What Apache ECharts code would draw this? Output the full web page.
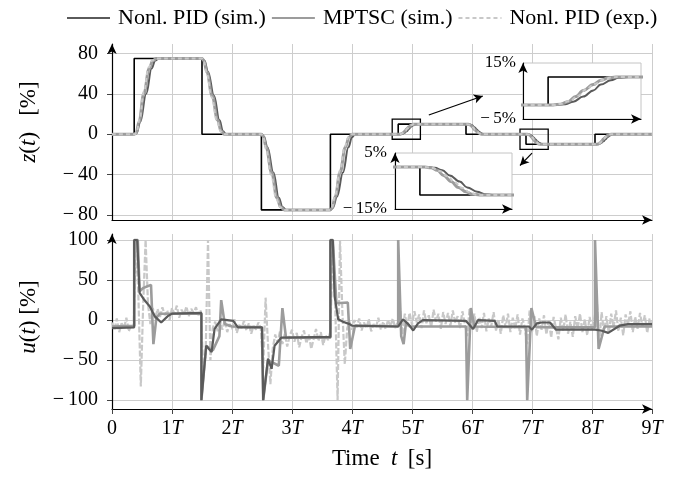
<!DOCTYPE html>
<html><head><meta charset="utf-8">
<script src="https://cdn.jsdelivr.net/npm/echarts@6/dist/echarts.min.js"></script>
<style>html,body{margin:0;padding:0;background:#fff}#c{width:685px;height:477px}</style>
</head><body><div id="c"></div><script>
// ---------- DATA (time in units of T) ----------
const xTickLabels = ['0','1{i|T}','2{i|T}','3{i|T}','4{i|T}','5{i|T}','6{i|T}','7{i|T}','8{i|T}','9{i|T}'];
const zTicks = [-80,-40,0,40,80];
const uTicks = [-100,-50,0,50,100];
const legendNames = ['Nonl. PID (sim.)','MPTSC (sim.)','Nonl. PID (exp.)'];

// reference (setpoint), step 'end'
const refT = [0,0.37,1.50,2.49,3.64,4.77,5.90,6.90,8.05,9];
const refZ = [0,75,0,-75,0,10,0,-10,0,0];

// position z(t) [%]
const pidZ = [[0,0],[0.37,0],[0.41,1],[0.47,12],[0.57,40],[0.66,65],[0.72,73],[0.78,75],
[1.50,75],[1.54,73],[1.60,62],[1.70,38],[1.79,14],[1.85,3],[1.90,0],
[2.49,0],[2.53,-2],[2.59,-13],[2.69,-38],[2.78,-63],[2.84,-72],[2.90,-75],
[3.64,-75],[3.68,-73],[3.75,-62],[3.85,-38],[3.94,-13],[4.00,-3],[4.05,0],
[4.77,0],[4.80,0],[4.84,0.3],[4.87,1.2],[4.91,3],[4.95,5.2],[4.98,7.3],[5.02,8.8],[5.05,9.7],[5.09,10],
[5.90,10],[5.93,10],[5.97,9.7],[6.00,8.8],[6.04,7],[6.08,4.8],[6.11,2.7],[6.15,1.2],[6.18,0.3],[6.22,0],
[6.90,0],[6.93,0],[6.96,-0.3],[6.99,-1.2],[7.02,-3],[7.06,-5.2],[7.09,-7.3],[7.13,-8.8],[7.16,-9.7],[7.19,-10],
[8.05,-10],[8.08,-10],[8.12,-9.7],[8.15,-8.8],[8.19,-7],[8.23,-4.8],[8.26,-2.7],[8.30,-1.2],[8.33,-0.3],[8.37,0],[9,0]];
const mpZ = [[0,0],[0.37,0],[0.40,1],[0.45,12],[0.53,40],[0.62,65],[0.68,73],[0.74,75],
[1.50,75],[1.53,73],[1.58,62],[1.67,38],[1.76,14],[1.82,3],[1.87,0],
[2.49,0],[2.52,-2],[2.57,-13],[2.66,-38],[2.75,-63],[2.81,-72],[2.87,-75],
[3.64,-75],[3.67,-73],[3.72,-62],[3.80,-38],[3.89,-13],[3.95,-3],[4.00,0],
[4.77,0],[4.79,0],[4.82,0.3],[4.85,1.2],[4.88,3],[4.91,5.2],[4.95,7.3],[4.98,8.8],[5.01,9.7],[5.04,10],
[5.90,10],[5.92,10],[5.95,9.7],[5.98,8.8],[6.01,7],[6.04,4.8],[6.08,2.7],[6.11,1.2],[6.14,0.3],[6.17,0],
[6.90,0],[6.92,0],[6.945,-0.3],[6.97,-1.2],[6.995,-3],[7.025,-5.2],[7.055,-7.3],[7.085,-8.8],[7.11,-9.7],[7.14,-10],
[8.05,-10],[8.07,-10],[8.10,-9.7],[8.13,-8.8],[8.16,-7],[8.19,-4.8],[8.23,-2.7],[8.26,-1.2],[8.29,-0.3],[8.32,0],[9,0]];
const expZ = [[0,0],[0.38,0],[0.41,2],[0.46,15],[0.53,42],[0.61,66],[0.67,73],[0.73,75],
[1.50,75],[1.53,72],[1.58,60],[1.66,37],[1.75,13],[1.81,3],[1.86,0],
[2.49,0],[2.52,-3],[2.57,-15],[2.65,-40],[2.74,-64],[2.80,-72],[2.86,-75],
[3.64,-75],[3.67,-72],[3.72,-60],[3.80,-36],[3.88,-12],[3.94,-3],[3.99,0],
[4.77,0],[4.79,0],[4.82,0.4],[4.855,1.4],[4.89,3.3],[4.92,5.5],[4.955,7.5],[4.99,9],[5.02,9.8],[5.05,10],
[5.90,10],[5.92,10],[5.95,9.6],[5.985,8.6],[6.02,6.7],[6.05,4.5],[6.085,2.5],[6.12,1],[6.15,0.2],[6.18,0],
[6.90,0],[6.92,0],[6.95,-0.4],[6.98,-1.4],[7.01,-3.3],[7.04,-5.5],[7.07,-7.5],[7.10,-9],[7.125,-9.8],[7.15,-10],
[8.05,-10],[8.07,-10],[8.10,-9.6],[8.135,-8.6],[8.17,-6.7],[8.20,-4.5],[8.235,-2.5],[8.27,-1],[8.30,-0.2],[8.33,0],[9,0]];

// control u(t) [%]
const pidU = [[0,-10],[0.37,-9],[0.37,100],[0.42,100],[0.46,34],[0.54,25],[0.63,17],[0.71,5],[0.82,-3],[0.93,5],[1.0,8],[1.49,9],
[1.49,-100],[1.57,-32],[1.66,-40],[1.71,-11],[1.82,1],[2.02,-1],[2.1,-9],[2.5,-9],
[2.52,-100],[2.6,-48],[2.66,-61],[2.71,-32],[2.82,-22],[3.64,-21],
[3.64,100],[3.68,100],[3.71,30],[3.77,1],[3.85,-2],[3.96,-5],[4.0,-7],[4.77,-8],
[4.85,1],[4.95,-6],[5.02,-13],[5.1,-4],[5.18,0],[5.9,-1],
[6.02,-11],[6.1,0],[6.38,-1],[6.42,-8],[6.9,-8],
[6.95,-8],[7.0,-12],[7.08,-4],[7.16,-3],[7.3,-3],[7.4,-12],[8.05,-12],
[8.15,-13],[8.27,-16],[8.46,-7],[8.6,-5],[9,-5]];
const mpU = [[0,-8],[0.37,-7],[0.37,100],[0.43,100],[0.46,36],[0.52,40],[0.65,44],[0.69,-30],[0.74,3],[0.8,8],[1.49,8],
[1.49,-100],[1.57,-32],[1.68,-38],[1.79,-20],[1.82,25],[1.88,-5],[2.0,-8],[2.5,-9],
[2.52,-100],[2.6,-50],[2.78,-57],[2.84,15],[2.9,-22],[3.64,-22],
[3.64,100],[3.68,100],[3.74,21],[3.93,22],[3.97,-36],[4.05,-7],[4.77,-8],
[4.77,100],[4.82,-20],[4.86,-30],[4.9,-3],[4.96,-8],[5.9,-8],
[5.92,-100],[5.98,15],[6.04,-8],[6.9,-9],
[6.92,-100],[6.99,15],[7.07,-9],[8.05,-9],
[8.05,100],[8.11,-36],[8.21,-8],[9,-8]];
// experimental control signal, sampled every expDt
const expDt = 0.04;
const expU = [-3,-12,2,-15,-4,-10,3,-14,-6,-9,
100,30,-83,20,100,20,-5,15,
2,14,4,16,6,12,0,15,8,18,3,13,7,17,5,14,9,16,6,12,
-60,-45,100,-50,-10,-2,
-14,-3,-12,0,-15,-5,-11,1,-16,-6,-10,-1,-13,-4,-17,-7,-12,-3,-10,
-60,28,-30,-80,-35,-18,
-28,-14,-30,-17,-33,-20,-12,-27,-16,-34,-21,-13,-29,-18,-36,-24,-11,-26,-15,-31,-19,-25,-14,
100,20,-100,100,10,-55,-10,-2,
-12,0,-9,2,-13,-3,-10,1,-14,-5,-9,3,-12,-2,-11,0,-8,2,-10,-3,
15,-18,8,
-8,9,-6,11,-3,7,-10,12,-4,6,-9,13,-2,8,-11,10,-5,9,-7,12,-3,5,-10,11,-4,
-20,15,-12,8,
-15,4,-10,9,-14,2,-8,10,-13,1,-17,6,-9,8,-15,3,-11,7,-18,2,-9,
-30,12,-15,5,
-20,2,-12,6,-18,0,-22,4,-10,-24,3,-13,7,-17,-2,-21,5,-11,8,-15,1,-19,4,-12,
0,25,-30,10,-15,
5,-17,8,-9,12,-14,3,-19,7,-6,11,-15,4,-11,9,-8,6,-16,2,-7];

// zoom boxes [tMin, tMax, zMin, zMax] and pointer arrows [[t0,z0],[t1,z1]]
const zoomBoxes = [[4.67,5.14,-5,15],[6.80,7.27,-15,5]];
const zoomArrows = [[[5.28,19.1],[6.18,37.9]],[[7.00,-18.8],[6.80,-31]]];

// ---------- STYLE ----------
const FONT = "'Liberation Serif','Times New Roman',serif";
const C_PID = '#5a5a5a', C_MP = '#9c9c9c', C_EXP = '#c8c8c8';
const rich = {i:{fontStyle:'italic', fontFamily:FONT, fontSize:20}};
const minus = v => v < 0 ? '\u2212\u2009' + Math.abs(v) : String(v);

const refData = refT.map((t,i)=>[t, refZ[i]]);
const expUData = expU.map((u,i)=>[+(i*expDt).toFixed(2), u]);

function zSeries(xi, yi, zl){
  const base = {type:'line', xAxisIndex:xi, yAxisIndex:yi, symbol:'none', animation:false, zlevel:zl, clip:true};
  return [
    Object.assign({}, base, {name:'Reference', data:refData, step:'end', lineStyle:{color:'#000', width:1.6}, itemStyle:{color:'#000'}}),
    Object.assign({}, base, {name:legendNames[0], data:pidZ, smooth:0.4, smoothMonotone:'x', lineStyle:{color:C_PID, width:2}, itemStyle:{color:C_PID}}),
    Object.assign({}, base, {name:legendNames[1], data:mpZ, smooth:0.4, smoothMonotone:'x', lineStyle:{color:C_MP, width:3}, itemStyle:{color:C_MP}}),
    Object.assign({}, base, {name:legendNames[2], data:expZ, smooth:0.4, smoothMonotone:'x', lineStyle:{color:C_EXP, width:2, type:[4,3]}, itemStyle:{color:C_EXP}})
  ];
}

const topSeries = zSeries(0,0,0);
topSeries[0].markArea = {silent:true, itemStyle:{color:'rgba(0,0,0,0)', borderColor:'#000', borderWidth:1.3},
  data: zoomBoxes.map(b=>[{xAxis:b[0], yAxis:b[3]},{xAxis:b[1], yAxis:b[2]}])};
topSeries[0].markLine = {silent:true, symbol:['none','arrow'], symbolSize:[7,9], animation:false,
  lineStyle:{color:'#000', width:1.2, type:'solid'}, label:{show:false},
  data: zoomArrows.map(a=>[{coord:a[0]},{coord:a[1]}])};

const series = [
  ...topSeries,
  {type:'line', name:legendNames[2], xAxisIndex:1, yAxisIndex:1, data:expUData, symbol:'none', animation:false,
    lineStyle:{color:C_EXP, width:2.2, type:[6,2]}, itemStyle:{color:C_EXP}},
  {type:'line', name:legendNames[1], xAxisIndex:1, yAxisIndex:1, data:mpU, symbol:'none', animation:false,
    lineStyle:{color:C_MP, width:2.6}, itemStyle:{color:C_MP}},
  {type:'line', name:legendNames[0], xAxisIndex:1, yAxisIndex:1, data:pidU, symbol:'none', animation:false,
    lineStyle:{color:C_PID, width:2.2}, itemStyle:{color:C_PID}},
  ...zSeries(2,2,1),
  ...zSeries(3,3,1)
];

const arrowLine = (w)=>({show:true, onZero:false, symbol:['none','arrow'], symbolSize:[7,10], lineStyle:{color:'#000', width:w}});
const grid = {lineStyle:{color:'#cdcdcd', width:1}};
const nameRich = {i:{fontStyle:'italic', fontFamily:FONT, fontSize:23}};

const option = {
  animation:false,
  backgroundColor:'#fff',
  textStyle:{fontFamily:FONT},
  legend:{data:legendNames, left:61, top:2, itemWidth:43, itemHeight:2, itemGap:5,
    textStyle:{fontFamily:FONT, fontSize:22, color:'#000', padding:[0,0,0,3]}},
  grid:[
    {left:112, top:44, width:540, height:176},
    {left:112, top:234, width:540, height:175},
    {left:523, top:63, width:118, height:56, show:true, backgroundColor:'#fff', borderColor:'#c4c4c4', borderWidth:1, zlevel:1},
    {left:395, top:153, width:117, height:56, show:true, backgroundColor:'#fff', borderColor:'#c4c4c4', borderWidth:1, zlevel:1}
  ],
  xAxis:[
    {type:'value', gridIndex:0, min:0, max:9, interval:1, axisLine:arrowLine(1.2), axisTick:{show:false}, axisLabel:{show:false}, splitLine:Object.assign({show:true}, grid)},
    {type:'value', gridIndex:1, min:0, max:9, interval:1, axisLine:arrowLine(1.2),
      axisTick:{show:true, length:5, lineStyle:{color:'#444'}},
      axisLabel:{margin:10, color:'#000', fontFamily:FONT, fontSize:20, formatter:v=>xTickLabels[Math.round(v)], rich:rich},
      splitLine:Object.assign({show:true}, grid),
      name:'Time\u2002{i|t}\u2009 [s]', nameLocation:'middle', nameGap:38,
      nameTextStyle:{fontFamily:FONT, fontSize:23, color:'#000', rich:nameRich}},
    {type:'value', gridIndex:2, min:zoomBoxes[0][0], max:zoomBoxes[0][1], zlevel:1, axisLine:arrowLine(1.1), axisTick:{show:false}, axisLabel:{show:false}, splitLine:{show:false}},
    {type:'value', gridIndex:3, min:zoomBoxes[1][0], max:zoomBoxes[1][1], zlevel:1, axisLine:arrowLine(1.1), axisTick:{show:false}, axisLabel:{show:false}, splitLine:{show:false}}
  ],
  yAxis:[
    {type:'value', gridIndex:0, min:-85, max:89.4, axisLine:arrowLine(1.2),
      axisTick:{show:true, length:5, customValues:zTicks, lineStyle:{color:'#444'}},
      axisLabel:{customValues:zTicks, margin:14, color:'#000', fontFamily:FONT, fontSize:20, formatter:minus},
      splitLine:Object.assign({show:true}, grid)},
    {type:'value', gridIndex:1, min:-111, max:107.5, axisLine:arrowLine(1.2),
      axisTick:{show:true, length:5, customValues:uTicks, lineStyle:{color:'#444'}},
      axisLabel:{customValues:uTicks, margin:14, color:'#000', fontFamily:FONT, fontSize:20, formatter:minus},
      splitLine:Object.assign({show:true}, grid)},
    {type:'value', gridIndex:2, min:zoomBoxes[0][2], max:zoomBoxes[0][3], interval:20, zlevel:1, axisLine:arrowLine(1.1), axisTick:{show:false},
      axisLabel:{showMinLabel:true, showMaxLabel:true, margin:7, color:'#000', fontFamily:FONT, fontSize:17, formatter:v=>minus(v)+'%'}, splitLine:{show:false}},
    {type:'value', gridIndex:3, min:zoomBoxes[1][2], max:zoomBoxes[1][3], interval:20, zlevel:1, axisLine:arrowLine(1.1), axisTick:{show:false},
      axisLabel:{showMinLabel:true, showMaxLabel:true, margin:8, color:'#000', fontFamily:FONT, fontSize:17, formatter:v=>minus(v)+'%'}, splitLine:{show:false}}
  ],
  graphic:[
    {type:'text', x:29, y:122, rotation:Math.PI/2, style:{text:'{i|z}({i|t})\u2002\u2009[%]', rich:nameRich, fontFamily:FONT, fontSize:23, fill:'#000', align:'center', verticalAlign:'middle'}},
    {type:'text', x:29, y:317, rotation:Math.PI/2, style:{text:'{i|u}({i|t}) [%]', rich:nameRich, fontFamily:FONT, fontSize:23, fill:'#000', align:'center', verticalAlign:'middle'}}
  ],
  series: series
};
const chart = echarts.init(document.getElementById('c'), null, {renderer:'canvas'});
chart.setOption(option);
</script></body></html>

__Exercise description__. Repeat only the lines from the beginning of the material through the line containing "const refZ = [0,75,0,-75,0,10,0,-10,0,0];", both ends kept, leaving pictures out.

__The response__.
What Apache ECharts code would draw this? Output the full web page.
<!DOCTYPE html>
<html><head><meta charset="utf-8">
<script src="https://cdn.jsdelivr.net/npm/echarts@6/dist/echarts.min.js"></script>
<style>html,body{margin:0;padding:0;background:#fff}#c{width:685px;height:477px}</style>
</head><body><div id="c"></div><script>
// ---------- DATA (time in units of T) ----------
const xTickLabels = ['0','1{i|T}','2{i|T}','3{i|T}','4{i|T}','5{i|T}','6{i|T}','7{i|T}','8{i|T}','9{i|T}'];
const zTicks = [-80,-40,0,40,80];
const uTicks = [-100,-50,0,50,100];
const legendNames = ['Nonl. PID (sim.)','MPTSC (sim.)','Nonl. PID (exp.)'];

// reference (setpoint), step 'end'
const refT = [0,0.37,1.50,2.49,3.64,4.77,5.90,6.90,8.05,9];
const refZ = [0,75,0,-75,0,10,0,-10,0,0];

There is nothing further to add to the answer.